<<<<

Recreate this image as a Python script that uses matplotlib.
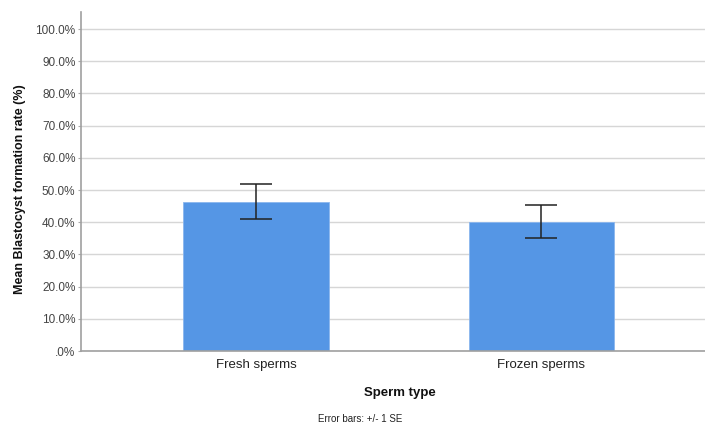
import matplotlib
matplotlib.use("Agg")
import matplotlib.pyplot as plt
from matplotlib.ticker import FuncFormatter

plt.rcParams["font.family"] = ["Liberation Sans", "DejaVu Sans"]

# data
categories = ["Fresh sperms", "Frozen sperms"]
means = [46.4, 40.2]
se = [5.5, 5.0]
y_ticks = [0, 10, 20, 30, 40, 50, 60, 70, 80, 90, 100]

fig = plt.figure(figsize=(7.05, 4.28), dpi=100)
ax = fig.add_axes([81 / 705, 77 / 428, 624 / 705, 339 / 428])

x = list(range(len(categories)))
ax.bar(x, means, width=0.51, color="#5596e5", edgecolor="#8ab6ee",
       linewidth=0.6, zorder=2)
ax.errorbar(x, means, yerr=se, fmt="none", ecolor="#222222",
            elinewidth=1.1, capsize=11.5, capthick=1.1, zorder=3)

ax.set_xlim(-0.613, 1.573)
ax.set_ylim(0, 105.3)
ax.set_yticks(y_ticks)
ax.yaxis.set_major_formatter(FuncFormatter(
    lambda v, p: ".0%" if v == 0 else f"{v:.1f}%"))
ax.set_xticks(x)
ax.set_xticklabels(categories, fontsize=9.5, color="#222222")
ax.tick_params(axis="y", labelsize=8.5, labelcolor="#444444",
               length=2, color="#aaaaaa", pad=2)
ax.tick_params(axis="x", length=0, pad=6)

ax.grid(axis="y", color="#d6d6d6", linewidth=1.0, zorder=0)
ax.set_axisbelow(True)
for s in ["top", "right"]:
    ax.spines[s].set_visible(False)
for s in ["left", "bottom"]:
    ax.spines[s].set_color("#a0a0a0")
    ax.spines[s].set_linewidth(1.2)

fig.text(400 / 705, 1 - 393 / 428, "Sperm type", ha="center", va="center",
         fontsize=9.5, fontweight="bold", color="#111111")
fig.text(20 / 705, 1 - 189 / 428, "Mean Blastocyst formation rate (%)",
         rotation=90, ha="center", va="center", fontsize=9,
         fontweight="bold", color="#111111")
fig.text(360 / 705, 1 - 419 / 428, "Error bars: +/- 1 SE", ha="center",
         va="center", fontsize=7, color="#222222")

fig.savefig("out.png", dpi=100)
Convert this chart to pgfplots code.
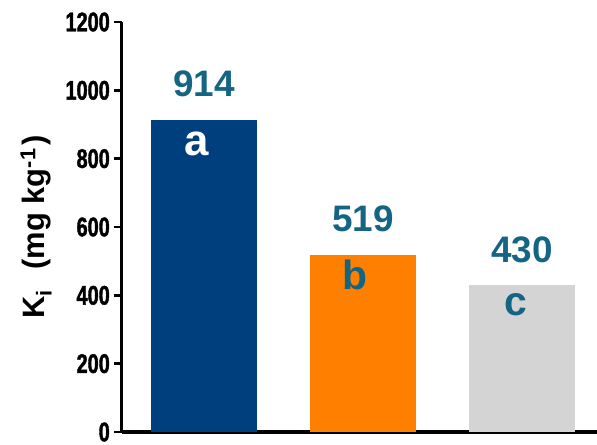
\documentclass[border=0pt]{standalone}
\usepackage{fontspec}
\setmainfont{Liberation Sans}
\newfontfamily\narrowsans[FakeStretch=0.74, FakeBold=1.5]{Liberation Sans Bold}
\usepackage{pgfplots}
\pgfplotsset{compat=1.18}

\definecolor{barblue}{RGB}{0,63,125}
\definecolor{barorange}{RGB}{255,128,0}
\definecolor{bargray}{RGB}{212,212,212}
\definecolor{valcol}{RGB}{20,101,132}

\begin{document}
\begin{tikzpicture}
\useasboundingbox (-122bp,-13bp) rectangle (475bp,432bp);
\begin{axis}[
  at={(0,0)}, anchor=south west,
  scale only axis, width=475bp, height=410bp,
  xmin=0.484, xmax=3.472, ymin=0, ymax=1200,
  axis x line*=bottom, axis y line*=left,
  axis line style={line width=3bp, black},
  xtick=\empty, ytick={0,200,...,1200},
  tick align=outside, major tick length=8bp,
  tick style={line width=2.5bp, black},
  /pgf/number format/assume math mode=true,
  /pgf/number format/1000 sep={},
  yticklabel style={font=\narrowsans\fontsize{27}{27}\selectfont, inner sep=0pt, xshift=-4bp},
  ylabel={K\textsubscript{i}\hspace{12bp} (mg kg\textsuperscript{-1}\hspace{3bp})},
  ylabel style={font=\bfseries\fontsize{31}{31}\selectfont, at={(axis description cs:-0.181,0.5)}, anchor=center},
  clip=false,
  nodes near coords,
  nodes near coords style={font=\bfseries\fontsize{37}{37}\selectfont, text=valcol, anchor=base, yshift=23bp, inner sep=0pt},
]
\addplot[ybar, bar width=0.667, bar shift=0pt, fill=barblue, draw=none] coordinates {(1,914)};
\addplot[ybar, bar width=0.667, bar shift=0pt, fill=barorange, draw=none] coordinates {(2,519)};
\addplot[ybar, bar width=0.667, bar shift=0pt, fill=bargray, draw=none] coordinates {(3,430)};

% significance letters inside the bars
\node[font=\bfseries\fontsize{44}{44}\selectfont, text=white, anchor=base, xshift=-7bp, yshift=-36bp, inner sep=0pt] at (axis cs:1,914) {a};
\node[font=\bfseries\fontsize{41}{41}\selectfont, text=valcol, anchor=base, xshift=-8bp, yshift=-35bp, inner sep=0pt] at (axis cs:2,519) {b};
\node[font=\bfseries\fontsize{41}{41}\selectfont, text=valcol, anchor=base, xshift=-6bp, yshift=-30bp, inner sep=0pt] at (axis cs:3,430) {c};
\end{axis}
\end{tikzpicture}
\end{document}
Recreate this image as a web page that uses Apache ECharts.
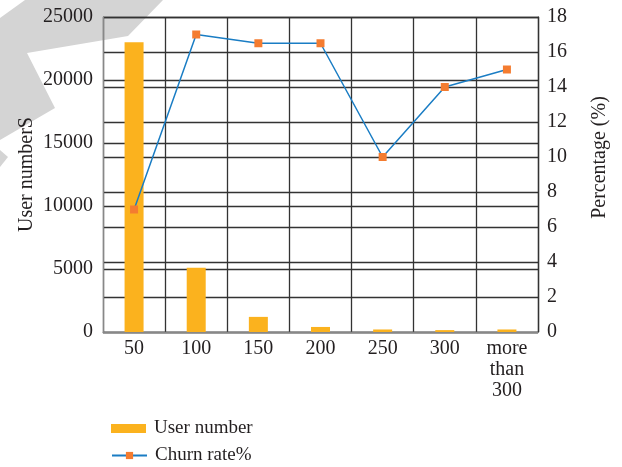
<!DOCTYPE html>
<html>
<head>
<meta charset="utf-8">
<script src="https://cdn.jsdelivr.net/npm/echarts@6/dist/echarts.min.js"></script>
<style>
  html, body { margin: 0; padding: 0; background: #fff; }
  #chart { width: 622px; height: 467px; }
</style>
</head>
<body>
<div id="chart"></div>
<script>
// Usage-bucket categories (minutes)
const categories = ['50', '100', '150', '200', '250', '300', 'more\nthan\n300'];
// Number of users in each bucket
const userNumbers = [23000, 5100, 1200, 400, 200, 150, 200];
// Churn rate per bucket, percent
const churnRates = [7, 17, 16.5, 16.5, 10, 14, 15];

const leftTicks = { min: 0, max: 25000, interval: 5000 };
const rightTicks = { min: 0, max: 18, interval: 2 };

const FONT = '"Liberation Serif", "DejaVu Serif", serif';
const TEXT = '#231f20';
const GRID_LINE = '#333333';
const SIZE = 20;

const legendText = { fontFamily: FONT, fontSize: 19, color: TEXT, padding: [0, 0, 0, 3] };

const chart = echarts.init(document.getElementById('chart'), null, { renderer: 'canvas' });

chart.setOption({
  animation: false,
  backgroundColor: '#ffffff',
  textStyle: { fontFamily: FONT, color: TEXT },
  graphic: [{
    type: 'polygon',
    z: -10,
    silent: true,
    shape: { points: [[25, 0], [163, 0], [128, 36], [27, 53], [55, 108], [0, 140], [0, 18]] },
    style: { fill: '#d4d4d4' }
  }, {
    type: 'polygon',
    z: -10,
    silent: true,
    shape: { points: [[0, 150], [8, 157], [0, 167]] },
    style: { fill: '#d4d4d4' }
  }],
  grid: { left: 103, right: 84, top: 17, bottom: 135 },
  legend: [{
    left: 106,
    top: 414,
    itemWidth: 35,
    itemHeight: 9,
    textStyle: legendText,
    data: [{ name: 'User number', icon: 'rect' }]
  }, {
    left: 106,
    top: 441,
    itemWidth: 35,
    itemHeight: 9,
    textStyle: legendText,
    data: [{ name: 'Churn rate%' }]
  }],
  xAxis: {
    type: 'category',
    data: categories,
    boundaryGap: true,
    axisLine: { show: true, lineStyle: { color: '#888888', width: 1.3 } },
    axisTick: { show: false },
    splitLine: { show: true, lineStyle: { color: GRID_LINE, width: 1.3 } },
    axisLabel: { fontFamily: FONT, fontSize: SIZE, color: TEXT, margin: 6, lineHeight: 21, interval: 0 }
  },
  yAxis: [{
    type: 'value',
    min: leftTicks.min,
    max: leftTicks.max,
    interval: leftTicks.interval,
    name: 'User numberS',
    nameLocation: 'middle',
    nameRotate: 90,
    nameGap: 66,
    nameMoveOverlap: false,
    nameTextStyle: { fontFamily: FONT, fontSize: SIZE, color: TEXT },
    axisLine: { show: true, lineStyle: { color: '#888888', width: 1.3 } },
    axisTick: { show: false },
    splitLine: { show: true, lineStyle: { color: GRID_LINE, width: 1.3 } },
    axisLabel: { fontFamily: FONT, fontSize: SIZE, color: TEXT, margin: 10, formatter: v => String(v) }
  }, {
    type: 'value',
    min: rightTicks.min,
    max: rightTicks.max,
    interval: rightTicks.interval,
    position: 'right',
    name: 'Percentage (%)',
    nameLocation: 'middle',
    nameRotate: 90,
    nameGap: 52,
    nameMoveOverlap: false,
    nameTextStyle: { fontFamily: FONT, fontSize: SIZE, color: TEXT, padding: [0, 0, 0, 34] },
    axisLine: { show: true, lineStyle: { color: GRID_LINE, width: 1.3 } },
    axisTick: { show: false },
    splitLine: { show: true, lineStyle: { color: GRID_LINE, width: 1.3 } },
    axisLabel: { fontFamily: FONT, fontSize: SIZE, color: TEXT, margin: 9, formatter: v => String(v) }
  }],
  series: [{
    name: 'User number',
    type: 'bar',
    yAxisIndex: 0,
    barWidth: 19,
    itemStyle: { color: '#fbb21e' },
    data: userNumbers
  }, {
    name: 'Churn rate%',
    type: 'line',
    yAxisIndex: 1,
    symbol: 'rect',
    symbolSize: 8,
    lineStyle: { color: '#1a7dc4', width: 1.5 },
    itemStyle: { color: '#f47c30' },
    data: churnRates
  }]
});
</script>
</body>
</html>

>>>>

* _PROBLEM STATEMENT_: Pictures in the material above should be skipped; print exactly the lines from the one with "Convert this chart to pgfplots code." through the one with "shift=0pt, fill=bargray, draw=none]".

* _RESULT FOR THIS TASK_:
Convert this chart to pgfplots code.
\documentclass[border=0pt]{standalone}
\usepackage{fontspec}
\setmainfont{Liberation Sans}
\newfontfamily\narrowsans[FakeStretch=0.74, FakeBold=1.5]{Liberation Sans Bold}
\usepackage{pgfplots}
\pgfplotsset{compat=1.18}

\definecolor{barblue}{RGB}{0,63,125}
\definecolor{barorange}{RGB}{255,128,0}
\definecolor{bargray}{RGB}{212,212,212}
\definecolor{valcol}{RGB}{20,101,132}

\begin{document}
\begin{tikzpicture}
\useasboundingbox (-122bp,-13bp) rectangle (475bp,432bp);
\begin{axis}[
  at={(0,0)}, anchor=south west,
  scale only axis, width=475bp, height=410bp,
  xmin=0.484, xmax=3.472, ymin=0, ymax=1200,
  axis x line*=bottom, axis y line*=left,
  axis line style={line width=3bp, black},
  xtick=\empty, ytick={0,200,...,1200},
  tick align=outside, major tick length=8bp,
  tick style={line width=2.5bp, black},
  /pgf/number format/assume math mode=true,
  /pgf/number format/1000 sep={},
  yticklabel style={font=\narrowsans\fontsize{27}{27}\selectfont, inner sep=0pt, xshift=-4bp},
  ylabel={K\textsubscript{i}\hspace{12bp} (mg kg\textsuperscript{-1}\hspace{3bp})},
  ylabel style={font=\bfseries\fontsize{31}{31}\selectfont, at={(axis description cs:-0.181,0.5)}, anchor=center},
  clip=false,
  nodes near coords,
  nodes near coords style={font=\bfseries\fontsize{37}{37}\selectfont, text=valcol, anchor=base, yshift=23bp, inner sep=0pt},
]
\addplot[ybar, bar width=0.667, bar shift=0pt, fill=barblue, draw=none] coordinates {(1,914)};
\addplot[ybar, bar width=0.667, bar shift=0pt, fill=barorange, draw=none] coordinates {(2,519)};
\addplot[ybar, bar width=0.667, bar shift=0pt, fill=bargray, draw=none] coordinates {(3,430)};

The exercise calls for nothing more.